[Exercise requirements] Gather every line in the records below that contains the word "this".

[Material for the task]
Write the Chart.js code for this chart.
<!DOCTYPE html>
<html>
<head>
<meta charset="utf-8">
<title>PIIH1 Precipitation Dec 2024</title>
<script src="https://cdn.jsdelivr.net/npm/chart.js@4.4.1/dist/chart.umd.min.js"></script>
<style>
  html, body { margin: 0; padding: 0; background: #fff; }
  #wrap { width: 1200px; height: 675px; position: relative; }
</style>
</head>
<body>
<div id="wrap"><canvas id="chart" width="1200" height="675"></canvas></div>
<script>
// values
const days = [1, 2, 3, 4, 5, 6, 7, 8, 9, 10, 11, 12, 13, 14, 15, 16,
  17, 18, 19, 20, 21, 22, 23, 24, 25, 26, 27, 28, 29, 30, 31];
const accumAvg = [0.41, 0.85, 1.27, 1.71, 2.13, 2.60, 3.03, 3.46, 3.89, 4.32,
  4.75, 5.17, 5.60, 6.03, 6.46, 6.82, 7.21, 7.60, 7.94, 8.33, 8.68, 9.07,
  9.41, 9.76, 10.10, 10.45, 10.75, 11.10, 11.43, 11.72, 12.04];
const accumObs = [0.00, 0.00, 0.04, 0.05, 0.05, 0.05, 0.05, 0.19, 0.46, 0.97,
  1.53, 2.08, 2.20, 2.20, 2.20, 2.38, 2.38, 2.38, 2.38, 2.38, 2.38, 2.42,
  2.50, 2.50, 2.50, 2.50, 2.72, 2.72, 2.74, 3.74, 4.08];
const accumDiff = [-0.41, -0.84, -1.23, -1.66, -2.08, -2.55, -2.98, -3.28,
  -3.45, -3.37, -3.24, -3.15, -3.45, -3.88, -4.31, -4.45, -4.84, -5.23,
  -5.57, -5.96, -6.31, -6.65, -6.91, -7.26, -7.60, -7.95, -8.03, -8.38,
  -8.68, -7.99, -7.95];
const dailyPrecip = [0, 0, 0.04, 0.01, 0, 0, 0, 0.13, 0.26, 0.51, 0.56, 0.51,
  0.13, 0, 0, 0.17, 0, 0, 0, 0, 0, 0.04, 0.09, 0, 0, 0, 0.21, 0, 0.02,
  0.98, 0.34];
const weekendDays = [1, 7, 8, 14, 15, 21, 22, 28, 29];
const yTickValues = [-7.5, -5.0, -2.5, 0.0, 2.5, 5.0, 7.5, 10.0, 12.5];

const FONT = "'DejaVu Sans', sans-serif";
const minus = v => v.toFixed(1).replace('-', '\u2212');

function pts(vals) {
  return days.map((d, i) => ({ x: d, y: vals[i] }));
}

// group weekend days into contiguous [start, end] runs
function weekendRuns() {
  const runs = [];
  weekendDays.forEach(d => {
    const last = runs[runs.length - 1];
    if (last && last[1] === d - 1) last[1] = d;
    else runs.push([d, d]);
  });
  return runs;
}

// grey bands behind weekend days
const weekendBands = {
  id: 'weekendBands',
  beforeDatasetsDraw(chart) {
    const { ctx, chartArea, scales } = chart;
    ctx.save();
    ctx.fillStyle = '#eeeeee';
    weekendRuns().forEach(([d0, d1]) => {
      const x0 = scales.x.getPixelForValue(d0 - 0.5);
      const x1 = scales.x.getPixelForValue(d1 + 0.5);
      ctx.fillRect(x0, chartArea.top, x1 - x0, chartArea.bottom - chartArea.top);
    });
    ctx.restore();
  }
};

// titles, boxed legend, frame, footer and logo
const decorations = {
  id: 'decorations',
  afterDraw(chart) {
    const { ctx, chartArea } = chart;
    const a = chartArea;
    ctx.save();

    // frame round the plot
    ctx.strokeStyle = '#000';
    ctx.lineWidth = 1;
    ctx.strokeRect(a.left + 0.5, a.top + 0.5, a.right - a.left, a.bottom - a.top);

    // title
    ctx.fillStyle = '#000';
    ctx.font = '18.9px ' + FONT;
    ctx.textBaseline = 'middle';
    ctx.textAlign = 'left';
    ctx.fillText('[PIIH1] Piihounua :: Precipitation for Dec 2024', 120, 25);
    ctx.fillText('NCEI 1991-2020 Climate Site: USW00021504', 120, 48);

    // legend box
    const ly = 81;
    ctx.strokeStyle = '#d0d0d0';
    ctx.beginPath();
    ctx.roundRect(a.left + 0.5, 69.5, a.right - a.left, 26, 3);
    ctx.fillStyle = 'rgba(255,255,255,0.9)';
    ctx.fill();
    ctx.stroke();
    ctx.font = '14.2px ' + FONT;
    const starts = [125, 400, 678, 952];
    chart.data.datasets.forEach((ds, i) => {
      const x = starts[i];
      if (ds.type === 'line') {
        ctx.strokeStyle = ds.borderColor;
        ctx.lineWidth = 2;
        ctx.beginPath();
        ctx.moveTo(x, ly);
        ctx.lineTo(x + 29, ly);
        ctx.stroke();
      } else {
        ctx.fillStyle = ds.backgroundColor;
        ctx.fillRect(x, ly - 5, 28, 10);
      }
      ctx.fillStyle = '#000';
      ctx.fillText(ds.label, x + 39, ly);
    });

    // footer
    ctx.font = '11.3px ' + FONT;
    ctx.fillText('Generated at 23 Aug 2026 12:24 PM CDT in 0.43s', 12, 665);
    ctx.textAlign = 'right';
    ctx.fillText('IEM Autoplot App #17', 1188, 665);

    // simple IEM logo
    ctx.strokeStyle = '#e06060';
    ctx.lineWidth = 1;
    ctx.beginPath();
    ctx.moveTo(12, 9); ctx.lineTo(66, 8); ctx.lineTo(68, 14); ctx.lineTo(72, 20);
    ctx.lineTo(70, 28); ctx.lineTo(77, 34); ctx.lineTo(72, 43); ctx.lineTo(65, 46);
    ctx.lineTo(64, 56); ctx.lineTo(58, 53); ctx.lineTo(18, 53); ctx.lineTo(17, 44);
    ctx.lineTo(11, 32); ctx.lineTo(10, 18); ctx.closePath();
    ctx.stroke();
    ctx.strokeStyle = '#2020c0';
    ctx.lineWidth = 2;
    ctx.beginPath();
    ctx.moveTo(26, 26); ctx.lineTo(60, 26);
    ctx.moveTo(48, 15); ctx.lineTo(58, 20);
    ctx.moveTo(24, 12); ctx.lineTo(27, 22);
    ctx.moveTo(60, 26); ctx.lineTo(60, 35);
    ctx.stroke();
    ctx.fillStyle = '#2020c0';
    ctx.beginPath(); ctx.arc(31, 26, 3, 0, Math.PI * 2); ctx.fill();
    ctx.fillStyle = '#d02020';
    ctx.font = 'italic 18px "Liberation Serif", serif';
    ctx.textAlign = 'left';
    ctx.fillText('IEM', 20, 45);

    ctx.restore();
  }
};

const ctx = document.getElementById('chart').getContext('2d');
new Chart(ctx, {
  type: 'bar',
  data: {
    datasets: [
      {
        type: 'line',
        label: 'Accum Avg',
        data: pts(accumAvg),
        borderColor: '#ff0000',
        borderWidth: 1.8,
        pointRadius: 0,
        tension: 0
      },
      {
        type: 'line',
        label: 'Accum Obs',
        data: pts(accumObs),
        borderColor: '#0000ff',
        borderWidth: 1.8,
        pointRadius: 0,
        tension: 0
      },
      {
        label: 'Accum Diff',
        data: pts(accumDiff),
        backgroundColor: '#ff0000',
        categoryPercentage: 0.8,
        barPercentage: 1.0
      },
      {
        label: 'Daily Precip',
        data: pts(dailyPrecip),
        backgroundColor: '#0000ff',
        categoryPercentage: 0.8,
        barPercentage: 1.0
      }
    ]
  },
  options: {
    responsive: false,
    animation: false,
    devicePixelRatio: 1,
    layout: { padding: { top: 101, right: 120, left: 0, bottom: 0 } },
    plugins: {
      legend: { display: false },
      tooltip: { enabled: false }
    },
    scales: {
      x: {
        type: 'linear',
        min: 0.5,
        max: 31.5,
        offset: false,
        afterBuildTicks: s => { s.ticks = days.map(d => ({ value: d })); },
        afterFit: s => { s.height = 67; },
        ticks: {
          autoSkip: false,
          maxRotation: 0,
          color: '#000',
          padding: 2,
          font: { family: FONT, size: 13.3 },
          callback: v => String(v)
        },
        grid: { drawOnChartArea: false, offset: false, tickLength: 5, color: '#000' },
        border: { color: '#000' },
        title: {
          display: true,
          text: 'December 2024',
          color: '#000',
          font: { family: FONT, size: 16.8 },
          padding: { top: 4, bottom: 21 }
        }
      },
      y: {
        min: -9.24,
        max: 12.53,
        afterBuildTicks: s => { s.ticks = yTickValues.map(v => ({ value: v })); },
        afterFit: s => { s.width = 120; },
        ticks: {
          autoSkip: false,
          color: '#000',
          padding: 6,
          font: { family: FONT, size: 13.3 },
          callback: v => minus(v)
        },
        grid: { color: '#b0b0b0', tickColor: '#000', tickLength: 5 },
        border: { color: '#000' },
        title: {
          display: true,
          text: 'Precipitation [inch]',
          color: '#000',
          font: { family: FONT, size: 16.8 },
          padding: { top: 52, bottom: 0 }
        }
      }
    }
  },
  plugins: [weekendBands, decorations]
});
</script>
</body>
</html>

---

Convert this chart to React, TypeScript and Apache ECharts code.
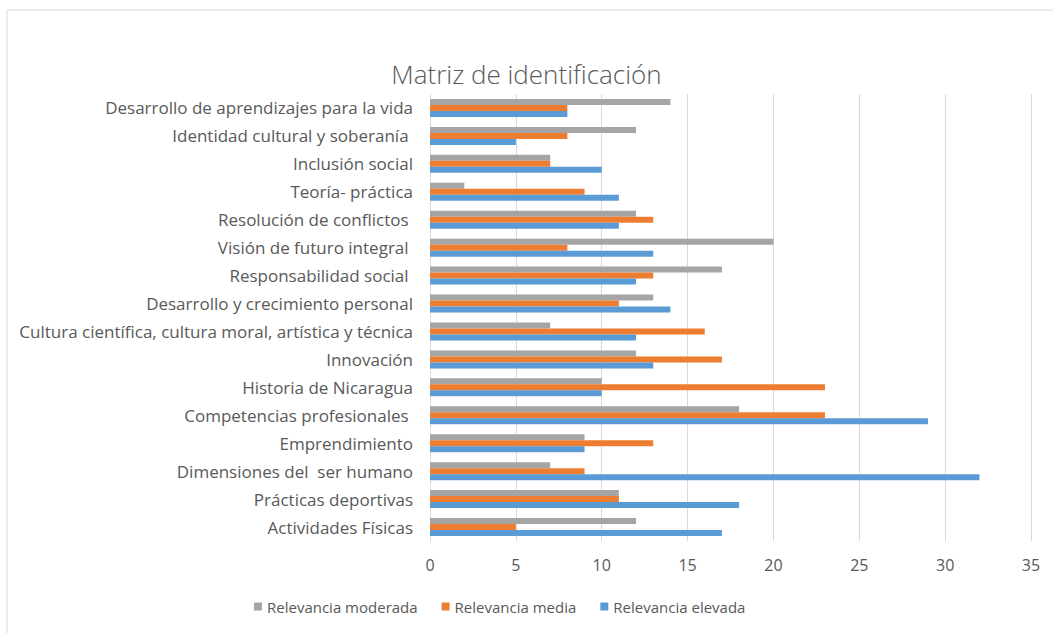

[Written solution]
Write the Chart.js code for this chart.
Convert this chart to React, TypeScript and Apache ECharts code.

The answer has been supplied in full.